Aristocrat Chief Executive Officer and Managing Director Trevor Croker said: “Aristocrat delivered a strong first half, with clear progress across the business and market share gains in key segments.”
“Our earnings growth reflects disciplined execution, strong revenue momentum throughout our portfolio, and a continued focus on efficiency and extracting operating leverage. This result once again highlights our market leadership and scale as fundamental strengths of the business,” Croker added.
Social gaming brand Product Madness posted revenue of US$546.2 million, down 4.1% year-on-year, while profit increased 3.6% to US$253 million. Profit margin rose to 46.3% from 42.9% in the prior-year period.
Social casino revenue increased 4.7% to US$541.7 million, while social casual revenue declined 91.4% to US$4.5 million after the sale of the social casual business earlier in the reporting period.
“Excluding Social Casual, which was sold early in the half, profit margin improved 1% to 47%, driven by continued revenue growth and lower platform-related costs due to higher direct-to-consumer sales,” Aristocrat said. “This was partially offset by higher user acquisition spend to support above-market growth.”
Direct-to-consumer sales accounted for 24% of Social Casino revenue, compared with 13% in the prior corresponding period. Product Madness maintained a 23% market share in the social casino slots segment, according to Sensor Tower data, public company reports, and Aristocrat estimates.
Aristocrat Interactive recorded total revenue of US$230.3 million, an increase of 6.5% year-on-year, while segment profit declined 10.6% to US$64.3 million.
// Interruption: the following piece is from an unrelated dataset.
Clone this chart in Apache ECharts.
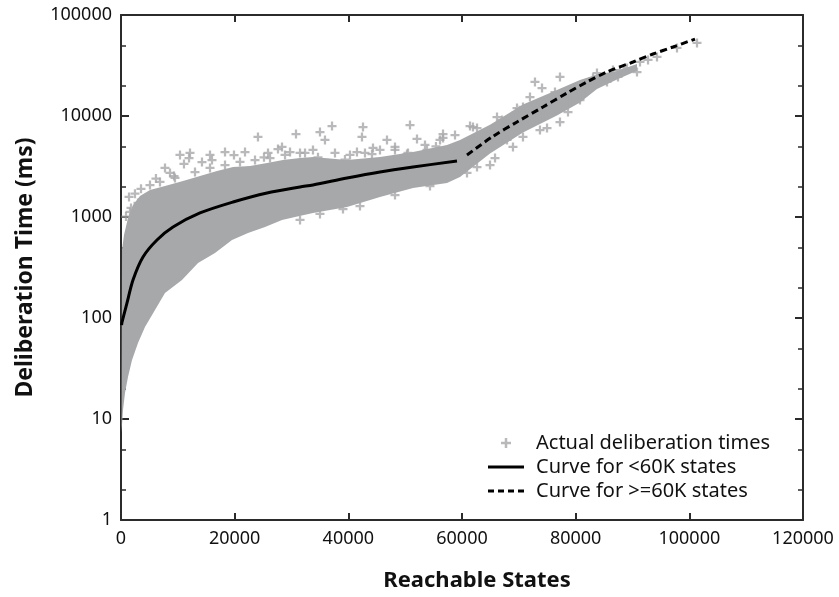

Segment profit margin fell to 27.9% from 33.2%.
The revenue growth was driven by iLottery operations and expansion of content operations, primarily in North America, partially offset by platform-related performance. Aristocrat said profit declined due to investment in newly acquired businesses and its decision to exit the white-label business.
Aristocrat said it expects to deliver NPATA growth for the full fiscal year ending September 30, 2026, on a constant currency basis. Expectations are based on continued revenue and market share growth in Aristocrat Gaming, Gaming Operations net unit growth at the upper end of its 4,000 to 5,000 target range, additional contribution from direct-to-consumer channels at Product Madness, and expansion of Aristocrat Interactive operations in North America and Europe.
Croker said the company will continue investing in artificial intelligence and capital management initiatives.
“Looking ahead, we are well-positioned for the full year and to capture the strategic opportunities in front of us. Our operating model is driving greater efficiency and scale, and we are increasingly leveraging AI to enhance our strategic advantages and transform our processes. We remain committed to our capital management strategy and our on-market share buy-back program,” he said.
The company also said it increased its on-market share buy-back program by AU$1 billion, bringing the aggregate buy-back authorization to as much as AU$2.5 billion, with the program extended through May 12, 2027.